= Rows from a dataset of charts and code =
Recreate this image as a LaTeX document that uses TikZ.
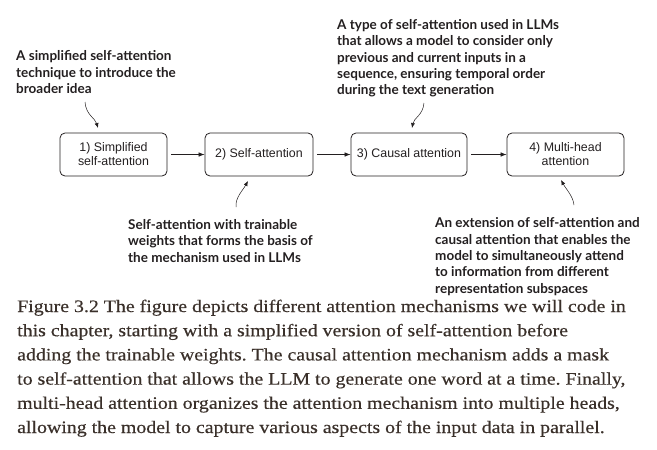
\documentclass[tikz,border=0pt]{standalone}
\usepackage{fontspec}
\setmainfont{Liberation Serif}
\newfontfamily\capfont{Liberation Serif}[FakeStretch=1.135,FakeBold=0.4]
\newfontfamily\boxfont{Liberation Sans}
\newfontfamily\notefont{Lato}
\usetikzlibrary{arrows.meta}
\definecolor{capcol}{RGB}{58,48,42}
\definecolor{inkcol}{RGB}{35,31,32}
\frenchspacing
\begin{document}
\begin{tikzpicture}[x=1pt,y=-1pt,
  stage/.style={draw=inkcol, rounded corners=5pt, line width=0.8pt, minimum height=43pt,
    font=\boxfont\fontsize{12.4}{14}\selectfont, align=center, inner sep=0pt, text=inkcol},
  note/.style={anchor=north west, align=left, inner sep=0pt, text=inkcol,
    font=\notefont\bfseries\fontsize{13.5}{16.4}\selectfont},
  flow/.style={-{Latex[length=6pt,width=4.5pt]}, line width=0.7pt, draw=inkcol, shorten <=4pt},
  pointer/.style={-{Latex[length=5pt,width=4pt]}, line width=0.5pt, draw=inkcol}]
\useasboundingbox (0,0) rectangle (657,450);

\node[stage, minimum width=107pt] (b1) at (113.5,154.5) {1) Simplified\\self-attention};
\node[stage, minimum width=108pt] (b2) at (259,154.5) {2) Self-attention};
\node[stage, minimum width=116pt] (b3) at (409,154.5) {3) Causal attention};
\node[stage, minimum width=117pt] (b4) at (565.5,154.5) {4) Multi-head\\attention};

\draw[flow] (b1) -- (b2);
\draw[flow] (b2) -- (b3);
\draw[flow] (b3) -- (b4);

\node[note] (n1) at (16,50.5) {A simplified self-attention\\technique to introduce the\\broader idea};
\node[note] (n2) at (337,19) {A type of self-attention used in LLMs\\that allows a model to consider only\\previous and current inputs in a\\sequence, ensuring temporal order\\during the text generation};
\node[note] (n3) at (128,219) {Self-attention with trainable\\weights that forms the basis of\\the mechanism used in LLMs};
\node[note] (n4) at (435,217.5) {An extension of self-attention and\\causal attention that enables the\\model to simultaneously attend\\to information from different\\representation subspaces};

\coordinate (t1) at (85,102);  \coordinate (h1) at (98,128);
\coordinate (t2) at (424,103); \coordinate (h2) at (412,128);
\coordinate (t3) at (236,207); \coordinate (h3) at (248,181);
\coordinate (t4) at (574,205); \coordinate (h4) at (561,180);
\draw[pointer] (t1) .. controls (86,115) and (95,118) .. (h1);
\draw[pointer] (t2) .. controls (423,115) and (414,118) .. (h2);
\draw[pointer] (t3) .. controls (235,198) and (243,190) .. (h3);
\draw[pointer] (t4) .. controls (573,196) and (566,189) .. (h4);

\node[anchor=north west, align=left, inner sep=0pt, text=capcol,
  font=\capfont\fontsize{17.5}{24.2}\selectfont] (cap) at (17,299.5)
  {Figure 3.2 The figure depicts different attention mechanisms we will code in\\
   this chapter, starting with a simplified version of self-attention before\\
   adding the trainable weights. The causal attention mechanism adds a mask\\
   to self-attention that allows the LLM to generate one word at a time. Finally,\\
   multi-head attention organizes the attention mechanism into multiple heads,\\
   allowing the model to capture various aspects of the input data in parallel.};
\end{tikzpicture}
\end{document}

...

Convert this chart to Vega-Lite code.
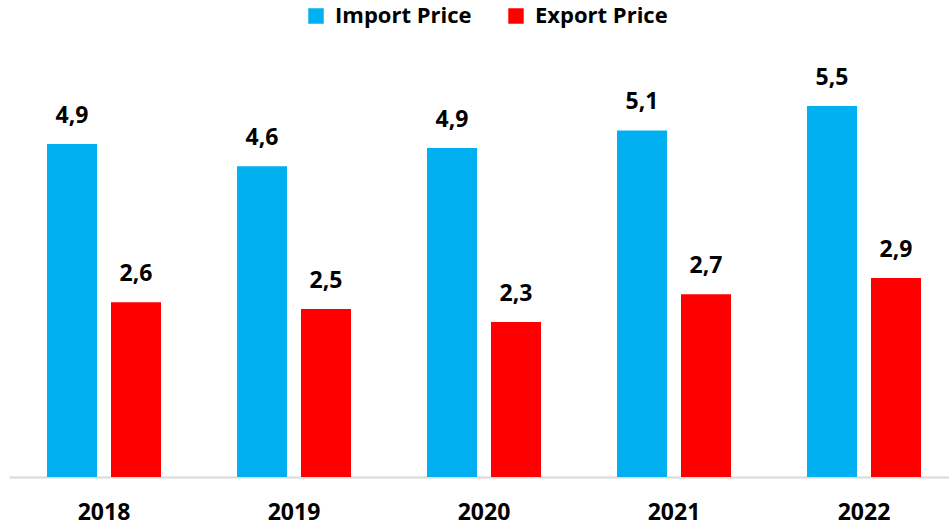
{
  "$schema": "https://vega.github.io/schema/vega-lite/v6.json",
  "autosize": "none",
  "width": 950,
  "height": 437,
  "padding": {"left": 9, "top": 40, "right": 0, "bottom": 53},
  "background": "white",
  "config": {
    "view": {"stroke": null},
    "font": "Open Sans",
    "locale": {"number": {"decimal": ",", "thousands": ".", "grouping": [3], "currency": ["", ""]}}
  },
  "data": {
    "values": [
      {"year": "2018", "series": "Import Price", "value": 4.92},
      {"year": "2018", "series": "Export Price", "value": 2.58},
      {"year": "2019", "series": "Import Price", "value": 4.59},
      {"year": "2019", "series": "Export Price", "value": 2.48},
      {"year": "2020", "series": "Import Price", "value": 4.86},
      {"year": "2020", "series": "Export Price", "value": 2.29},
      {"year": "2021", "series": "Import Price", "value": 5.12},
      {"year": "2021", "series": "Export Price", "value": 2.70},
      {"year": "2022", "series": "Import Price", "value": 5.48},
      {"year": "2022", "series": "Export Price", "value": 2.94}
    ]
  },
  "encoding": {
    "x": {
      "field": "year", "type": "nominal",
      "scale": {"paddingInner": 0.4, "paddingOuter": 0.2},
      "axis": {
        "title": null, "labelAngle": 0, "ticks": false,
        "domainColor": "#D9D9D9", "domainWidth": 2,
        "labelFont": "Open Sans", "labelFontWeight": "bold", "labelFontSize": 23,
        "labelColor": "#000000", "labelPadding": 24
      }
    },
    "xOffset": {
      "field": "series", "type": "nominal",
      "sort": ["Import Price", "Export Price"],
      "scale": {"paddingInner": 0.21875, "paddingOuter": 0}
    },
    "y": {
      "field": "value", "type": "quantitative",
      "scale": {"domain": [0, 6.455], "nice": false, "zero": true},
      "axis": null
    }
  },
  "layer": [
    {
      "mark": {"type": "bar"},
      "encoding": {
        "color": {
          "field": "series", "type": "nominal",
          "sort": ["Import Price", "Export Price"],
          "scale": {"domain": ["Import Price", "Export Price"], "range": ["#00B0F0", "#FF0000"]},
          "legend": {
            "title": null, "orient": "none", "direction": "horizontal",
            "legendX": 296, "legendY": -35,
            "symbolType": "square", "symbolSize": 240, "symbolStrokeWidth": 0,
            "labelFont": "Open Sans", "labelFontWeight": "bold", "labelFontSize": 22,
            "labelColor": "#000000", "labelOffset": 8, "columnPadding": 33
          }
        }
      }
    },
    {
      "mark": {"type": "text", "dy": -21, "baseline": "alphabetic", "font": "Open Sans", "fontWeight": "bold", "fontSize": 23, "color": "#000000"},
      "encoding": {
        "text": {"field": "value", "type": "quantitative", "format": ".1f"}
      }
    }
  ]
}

= What to do =
Leave the pictures out and print, exactly as written, every line from the one holding "Recreate this image" down to the one holding "(n4) at (435,217.5)", both of those included.

= Solution below =
Recreate this image as a LaTeX document that uses TikZ.
\documentclass[tikz,border=0pt]{standalone}
\usepackage{fontspec}
\setmainfont{Liberation Serif}
\newfontfamily\capfont{Liberation Serif}[FakeStretch=1.135,FakeBold=0.4]
\newfontfamily\boxfont{Liberation Sans}
\newfontfamily\notefont{Lato}
\usetikzlibrary{arrows.meta}
\definecolor{capcol}{RGB}{58,48,42}
\definecolor{inkcol}{RGB}{35,31,32}
\frenchspacing
\begin{document}
\begin{tikzpicture}[x=1pt,y=-1pt,
  stage/.style={draw=inkcol, rounded corners=5pt, line width=0.8pt, minimum height=43pt,
    font=\boxfont\fontsize{12.4}{14}\selectfont, align=center, inner sep=0pt, text=inkcol},
  note/.style={anchor=north west, align=left, inner sep=0pt, text=inkcol,
    font=\notefont\bfseries\fontsize{13.5}{16.4}\selectfont},
  flow/.style={-{Latex[length=6pt,width=4.5pt]}, line width=0.7pt, draw=inkcol, shorten <=4pt},
  pointer/.style={-{Latex[length=5pt,width=4pt]}, line width=0.5pt, draw=inkcol}]
\useasboundingbox (0,0) rectangle (657,450);

\node[stage, minimum width=107pt] (b1) at (113.5,154.5) {1) Simplified\\self-attention};
\node[stage, minimum width=108pt] (b2) at (259,154.5) {2) Self-attention};
\node[stage, minimum width=116pt] (b3) at (409,154.5) {3) Causal attention};
\node[stage, minimum width=117pt] (b4) at (565.5,154.5) {4) Multi-head\\attention};

\draw[flow] (b1) -- (b2);
\draw[flow] (b2) -- (b3);
\draw[flow] (b3) -- (b4);

\node[note] (n1) at (16,50.5) {A simplified self-attention\\technique to introduce the\\broader idea};
\node[note] (n2) at (337,19) {A type of self-attention used in LLMs\\that allows a model to consider only\\previous and current inputs in a\\sequence, ensuring temporal order\\during the text generation};
\node[note] (n3) at (128,219) {Self-attention with trainable\\weights that forms the basis of\\the mechanism used in LLMs};
\node[note] (n4) at (435,217.5) {An extension of self-attention and\\causal attention that enables the\\model to simultaneously attend\\to information from different\\representation subspaces};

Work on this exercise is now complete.